Par ailleurs, il ne faut pas sous estimer l'importance des
prescriptions religieuses et morales. En Malaisie par exemple, l'institution
AIM a ajouté à son programme les principes moraux de l'Islam. A
savoir l'obligation spirituelle de rembourser les prêts
contractés. Ainsi l'islam est un facteur supplémentaire qui
augmente les taux de remboursement des institutions de microfinance. [Hulme,
1990 p294].
Toutefois, la responsabilité conjointe se
relève inefficace si les individus concerné ne sont pas
prêts à appliquer une pression et sanctionner les membres fautifs.
Comme le prouve l'échec du système des caisses
coopératives en Irlande durant le 1 9eme siècle.

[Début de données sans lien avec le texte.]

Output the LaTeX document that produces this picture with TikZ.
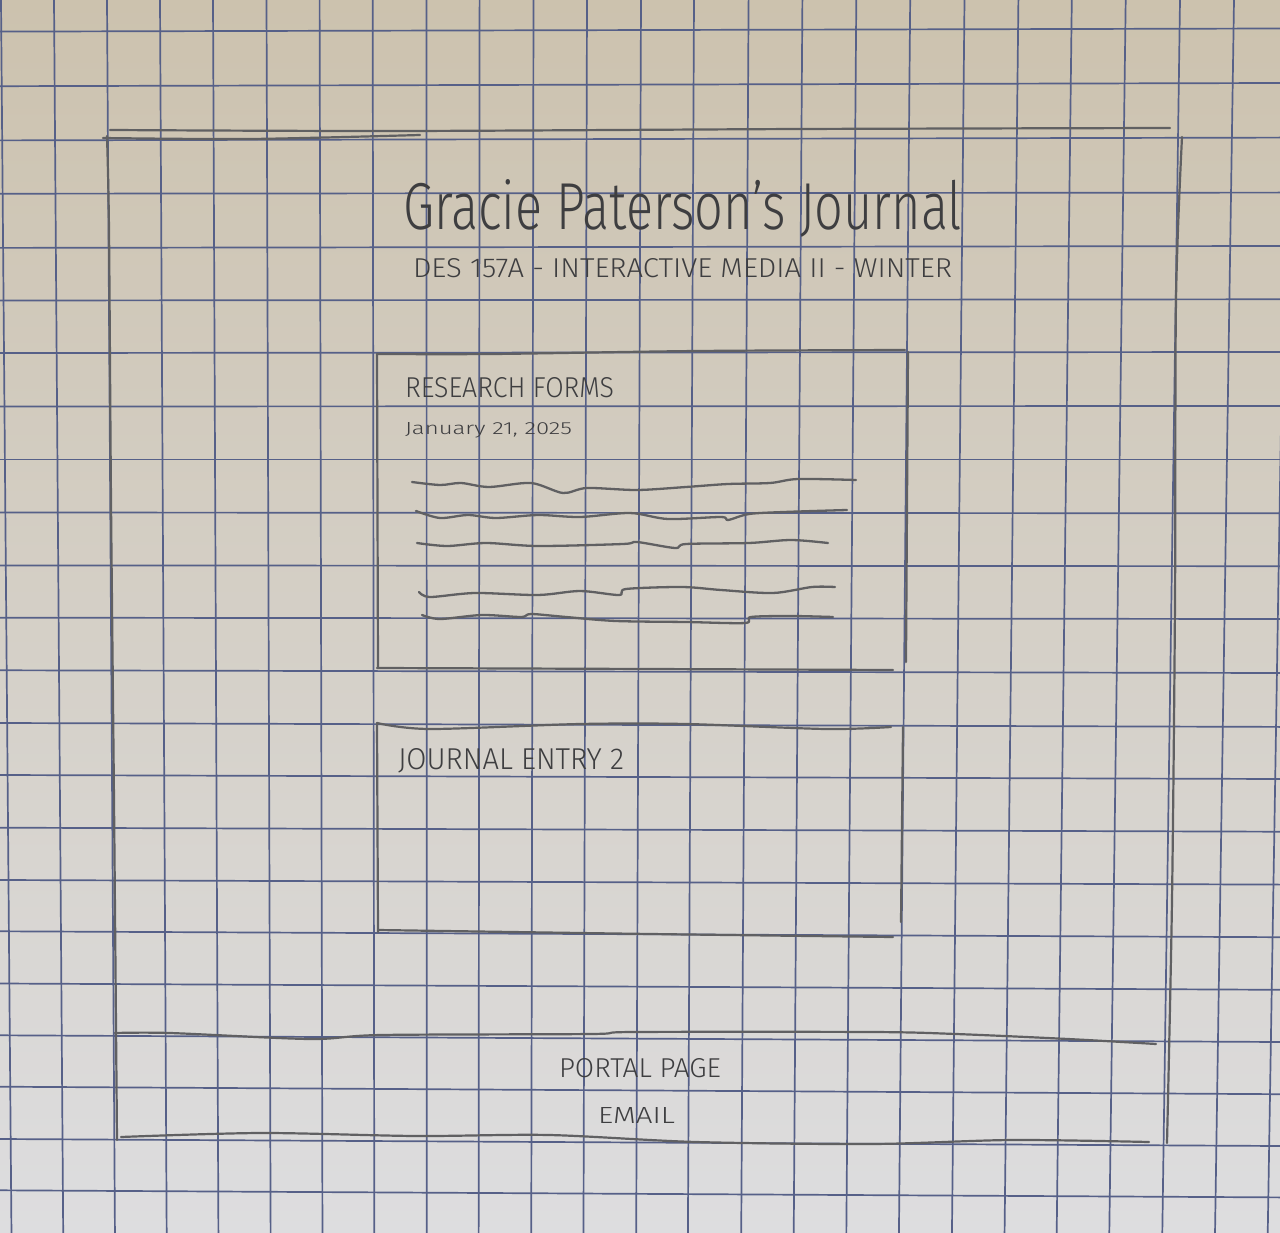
\documentclass[tikz,border=0pt]{standalone}
\usepackage{fontspec}
\newfontfamily\hand{Fira Sans}[UprightFont={* Light}]
\definecolor{paperTop}{RGB}{204,194,174}
\definecolor{paperMid}{RGB}{222,219,211}
\definecolor{paperBot}{RGB}{221,221,223}
\definecolor{gridblue}{RGB}{86,96,136}
\definecolor{pencilgray}{RGB}{96,96,98}
\definecolor{inkgray}{RGB}{62,62,64}
\tikzset{
  gridline/.style={draw=gridblue, line width=1.7pt},
  pencil/.style={draw=pencilgray, line width=2.2pt, line cap=round, line join=round},
  wave/.style={pencil, line width=2.3pt},
  script/.style={inner sep=0pt, outer sep=0pt, text=inkgray, anchor=base west},
}
% fit a handwritten-style label into a given width and height (in pt)
\newcommand{\handfit}[3]{\resizebox{#1pt}{#2pt}{\hand #3}}

\begin{document}
\begin{tikzpicture}[x=1pt,y=-1pt]
\useasboundingbox (0,0) rectangle (1280,1233);

% paper
\shade[top color=paperTop, middle color=paperMid, bottom color=paperBot]
  (0,0) rectangle (1280,1233);

% printed grid, slightly skewed by the page's tilt
\foreach \l/\r in {31.6/28.5, 86.2/83, 140.4/137.6, 193.7/192.6, 247.9/246,
  300.5/299.3, 353/352, 406.5/406, 459.5/459.5, 512.5/513.3, 565.4/566.2,
  617.7/619, 670.3/673, 723/726.9, 775/779, 827.7/831.7, 880/884.6,
  931.3/937.2, 983.5/989.8, 1035.3/1042, 1086.7/1094.2, 1139/1146, 1190.3/1197.4}
  \draw[gridline] (0,\l) -- (1280,\r);
\foreach \t in {1, 54, 107, 160, 213, 266.5, 319.6, 372.7, 426.5, 479.6, 533.5,
  587, 641, 694, 748.6, 802.4, 856.3, 910.2, 964.5, 1018.4, 1071.8, 1125.7,
  1180, 1234, 1288} {
  \pgfmathsetmacro\b{\t+10.5-0.0239*\t}
  \draw[gridline] (\t,0) -- (\b,1233);
}

% page frame
\draw[pencil] plot[smooth] coordinates {(110,130) (400,131) (800,129) (1170,128)};
\draw[pencil] plot[smooth] coordinates {(103,138) (250,139) (420,135)};
\draw[pencil] plot[smooth] coordinates {(107,136) (109,230) (111,500) (114,800) (117,1140)};
\draw[pencil] plot[smooth] coordinates {(1182,137) (1176,300) (1175,600) (1172,900) (1167,1143)};

% header texts
\node[script] (title) at (403,230) {\handfit{559}{50}{Gracie Paterson’s Journal}};
\node[script] (subtitle) at (413,278) {\handfit{539}{19}{DES 157A - INTERACTIVE MEDIA II - WINTER}};

% first entry card
\draw[pencil] plot[smooth] coordinates {(377,354) (493,354) (696,351) (905,350)};
\draw[pencil] (377,354) -- (378,668);
\draw[pencil] (908,352) -- (906,662);
\draw[pencil] plot[smooth] coordinates {(377,668) (650,669) (893,670)};
\node[script] (card1title) at (405,397) {\handfit{209}{20}{RESEARCH FORMS}};
\node[script] (card1date) at (405,434) {\handfit{167}{12}{January 21, 2025}};

% placeholder text lines
\draw[wave] plot[smooth] coordinates {(412,482) (440,485) (461,483) (489,487) (531,483)
  (563,493) (587,488) (637,490) (686,487) (728,484) (770,483) (798,479) (856,480)};
\draw[wave] plot[smooth] coordinates {(416,511) (440,518) (468,515) (496,518) (538,515)
  (580,517) (630,513) (668,519) (721,517) (728,520) (749,514) (784,512) (847,510)};
\draw[wave] plot[smooth] coordinates {(417,543) (447,546) (486,543) (538,546) (623,544)
  (637,542) (675,548) (686,544) (749,543) (791,540) (828,543)};
\draw[wave] plot[smooth] coordinates {(419,592) (430,597) (475,593) (538,595) (580,591)
  (619,595) (626,589) (682,587) (721,590) (773,593) (812,587) (835,587)};
\draw[wave] plot[smooth] coordinates {(422,615) (440,619) (482,615) (521,617) (531,614)
  (566,617) (616,621) (686,622) (745,623) (751,617) (791,616) (833,617)};

% second entry card
\draw[pencil] plot[smooth] coordinates {(377,723) (430,729) (580,724) (686,724) (826,729) (891,727)};
\draw[pencil] (377,723) -- (378,932);
\draw[pencil] (903,727) -- (901,922);
\draw[pencil] plot[smooth] coordinates {(378,930) (651,934) (893,937)};
\node[script] (card2title) at (398,769) {\handfit{226}{21}{JOURNAL ENTRY 2}};

% footer
\draw[pencil] plot[smooth] coordinates {(115,1033) (170,1033) (310,1039) (381,1035) (591,1034)
  (633,1032) (872,1032) (956,1034) (1068,1039) (1156,1044)};
\draw[pencil] plot[smooth] coordinates {(121,1137) (261,1133) (416,1136) (549,1135) (696,1142)
  (872,1144) (1012,1140) (1149,1142)};
\node[script] (footlink1) at (559,1077) {\handfit{162}{19}{PORTAL PAGE}};
\node[script] (footlink2) at (598,1123) {\handfit{77}{16}{EMAIL}};
\end{tikzpicture}
\end{document}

Cependant, l'abondante littérature sur le prêt
de groupe considère la pression des pairs et les autres aspects de la
responsabilité conjointe comme bénéfiques et utiles. Ceci
à l'exception de Montgomery et al [1996 pp. 154-155] qui ont
noté que les membres des groupes pouvaient affliger des sanctions
agressives et disproportionnées aux fautifs au bangladesh. Dans certain
cas, ces sanctions peuvent prendre la forme de saisis des maigres actifs
personnels tel que le bétails ou les biens de ménagers. Selon
Ghatak et Guinnane [1999], les professionnels doivent garder à l'esprit
le risque implicite de ces sanctions sur les liens sociaux. Compte tenu du fait
que ces liens sociaux sont essentiels pour le bon fonctionnement des programmes
de microcrédit.
Toutefois, il semble pertinent de ne pas considérer les
garantie pour elle-même mais plutôt de les intégrer dans une
réflexion plus large sur le crédit décentralisé. En
effet, le point le plus important nous semble la relation de proximité
qu'entretient l'institution de microfinance vis-à- vis de son client. Ce
qui nous semble justifié par le fait que les transactions fondées
sur les relations de proximités qui minimisent les risques d'aléa
moral et d'anti-sélection. De plus, la proximité conditionne en
fin de compte les résultats des institutions de microfinance. Cependant,
le point le plus crucial est la minimisation du coût de transaction
grâce à cette relation de proximité entre l'IMF et son
client, élément clé de sa performance économique.
En outre, nous
avons que le succès des IMF tient à leur
minimisation des coûts de transaction et de fonctionnement. D'un point de
vu théorique, on sait que l'effet des coûts de transactions est
utilisé comme facteur explicatif des formes institutionnelles
[Williamson, 1975,1985]. D'autre part, il ne faudra pas négliger
l'importance de la gouvernance. En effet, la gouvernance est un facteur
essentiel du succès ou de l'échec des IMF.